One of the centerpieces of the tort reform law was how the innocent victim is compensated for their medical expenses as a result of the negligence of another. The “paid or incurred” provisions were intended to prevent a claimant from obtaining medical expenses that he or she did not have to actually pay.
Unfortunately, the paid or incurred provisions of Texas tort reform have the unintended consequences of penalizing the responsible Texas family in favor of the negligent party.
A person who does not maintain health insurance is treated much more favorably under Texas tort reform than a family member who has taken the responsible approach and carries health insurance.
What the law also does is give the benefit of the premiums paid by a family in Texas to a drunk driver, without compensation for the premiums paid for health insurance by the Texas family.
In other words, if you are in an accident in Texas and you have health insurance you’ll be treated less fairly than if you didn’t. Worse, you are not compensated for your responsibility and cannot collect any part of the premiums paid for your health insurance from the negligent party.

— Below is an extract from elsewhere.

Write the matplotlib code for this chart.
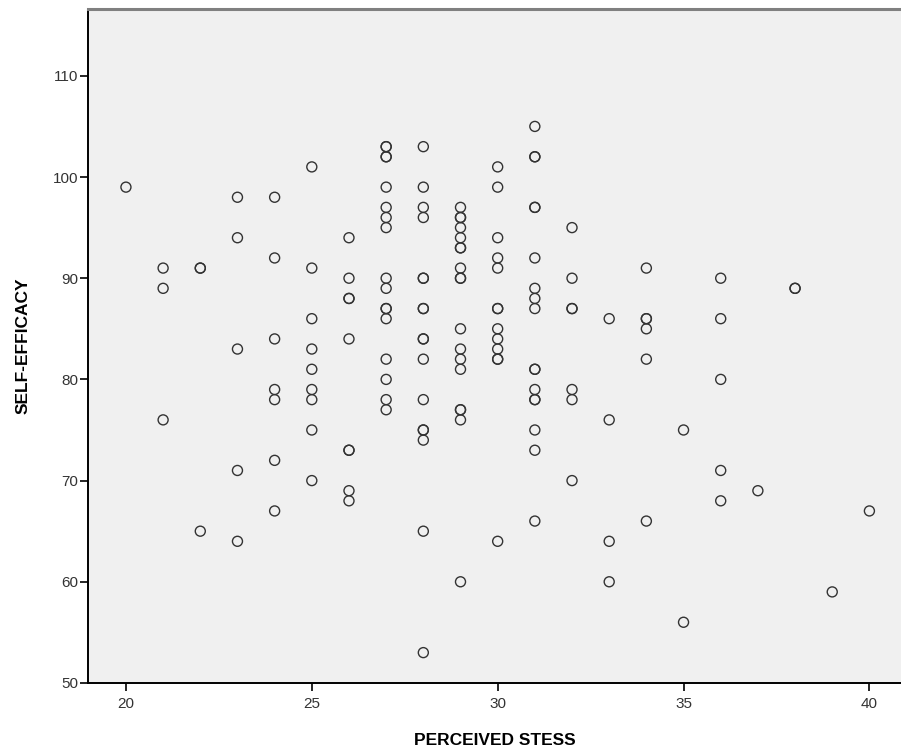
"""Scatter of self-efficacy against perceived stress (SPSS style)."""

import matplotlib
matplotlib.use("Agg")
import matplotlib.pyplot as plt

# Perceived stress score for each respondent
stress = [
    20,
    21, 21, 21,
    22, 22, 22,
    23, 23, 23, 23, 23,
    24, 24, 24, 24, 24, 24, 24,
    25, 25, 25, 25, 25, 25, 25, 25, 25,
    26, 26, 26, 26, 26, 26, 26, 26, 26,
    27, 27, 27, 27, 27, 27, 27, 27, 27, 27, 27, 27, 27, 27, 27, 27, 27,
    28, 28, 28, 28, 28, 28, 28, 28, 28, 28, 28, 28, 28, 28, 28, 28, 28,
    29, 29, 29, 29, 29, 29, 29, 29, 29, 29, 29, 29, 29, 29, 29, 29, 29, 29,
    30, 30, 30, 30, 30, 30, 30, 30, 30, 30, 30, 30, 30,
    31, 31, 31, 31, 31, 31, 31, 31, 31, 31, 31, 31, 31, 31, 31, 31, 31,
    32, 32, 32, 32, 32, 32, 32,
    33, 33, 33, 33,
    34, 34, 34, 34, 34, 34,
    35, 35,
    36, 36, 36, 36, 36,
    37,
    38, 38,
    39,
    40,
]

# Self-efficacy score for each respondent (same order)
efficacy = [
    99,
    91, 89, 76,
    91, 91, 65,
    98, 94, 83, 71, 64,
    98, 92, 84, 79, 78, 72, 67,
    101, 91, 86, 83, 81, 79, 78, 75, 70,
    94, 90, 88, 88, 84, 73, 73, 69, 68,
    103, 103, 102, 102, 99, 97, 96, 95, 90, 89, 87, 87, 86, 82, 80, 78, 77,
    103, 99, 97, 96, 90, 90, 87, 87, 84, 84, 82, 78, 75, 75, 74, 65, 53,
    97, 96, 96, 95, 94, 93, 93, 91, 90, 90, 85, 83, 82, 81, 77, 77, 76, 60,
    101, 99, 94, 92, 91, 87, 87, 85, 84, 83, 82, 82, 64,
    105, 102, 102, 97, 97, 92, 89, 88, 87, 81, 81, 79, 78, 78, 75, 73, 66,
    95, 90, 87, 87, 79, 78, 70,
    86, 76, 64, 60,
    91, 86, 86, 85, 82, 66,
    75, 56,
    90, 86, 80, 71, 68,
    69,
    89, 89,
    59,
    67,
]

x_ticks = [20, 25, 30, 35, 40]
y_ticks = [50, 60, 70, 80, 90, 100, 110]

plt.rcParams['font.family'] = ['Liberation Sans', 'DejaVu Sans']

fig = plt.figure(figsize=(9.01, 7.53), dpi=100)
ax = fig.add_axes([0.0977, 0.093, 0.9023, 0.895])
ax.set_facecolor('#f0f0f0')

ax.scatter(stress, efficacy, s=52, facecolors='none', edgecolors='#333333',
           linewidths=1.0)

ax.set_xlim(18.98, 40.85)
ax.set_ylim(50, 116.6)
ax.set_xticks(x_ticks)
ax.set_yticks(y_ticks)

ax.tick_params(direction='out', length=6, width=1.2, colors='black',
               labelcolor='#333333')
ax.tick_params(axis='x', pad=4)
ax.tick_params(axis='y', pad=1)
for lbl in ax.get_xticklabels() + ax.get_yticklabels():
    lbl.set_family(['Liberation Sans Narrow', 'Liberation Sans'])
    lbl.set_fontsize(11)

for side in ('left', 'bottom'):
    ax.spines[side].set_color('black')
    ax.spines[side].set_linewidth(1.4)
ax.spines['top'].set_color('#808080')
ax.spines['top'].set_linewidth(2.2)
ax.spines['right'].set_visible(False)

ax.set_xlabel('PERCEIVED STESS', fontsize=12.5, fontweight='bold', labelpad=16)
ax.set_ylabel('SELF-EFFICACY', fontsize=12.5, fontweight='bold', labelpad=16)

fig.savefig('out.png', dpi=100)
plt.close(fig)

After being seriously injured through the negligence of another, many Texas families then find themselves with “preexisting conditions” which now dictates higher and higher health insurance premiums, for which they cannot be compensated under Texas tort reform.
Recent court cases in Texas have also hurt Texas families who have been the innocent victim in an accident by requiring extra costs to be paid by the innocent victim to “prove up” their medical expenses in court.
This makes the cost to the Texas family who has had a family member injured significantly more expensive than under prior interpretations of the law.
Another interesting development from the tort reform implemented in Texas is that auto insurance rates have continued to rise at record paces despite the significant decline in actual claims paid.
Finally, Texas tort reform has also had the unintended effect of requiring many policyholders to go through the litigation process as a defendant because their insurer refused to settle a clear liability legitimate claim.
Texas has repeatedly declined to regulate claims handling practices by insurers in any meaningful way and it has had a negative impact on both victims and the policyholders.
In effect, Texas families did not benefit from reduced premiums they were promised but the insurance companies have posted record profits every year since tort reform was implemented.
Many other states require an insurer doing business within the state to pay out a specified level of premiums collected within the state for actual claims. This approach has proven to reduce premiums to families for automobile insurance and other types of insurance. In effect, limiting the profit of an insurance carrier to a reasonable level serves both the community and the policyholders.
It is hoped that Texas will adopt such a reasonable approach and require insurance companies reaping profits in the state to pay out a minimum percentage of the premium collected to actual claims. To do otherwise has served to make Texas families nothing but a honey hole for insurance companies.
With tort reform, Texas families were promised that their insurance premiums would decline and that claim has thus far proven to be mostly inaccurate.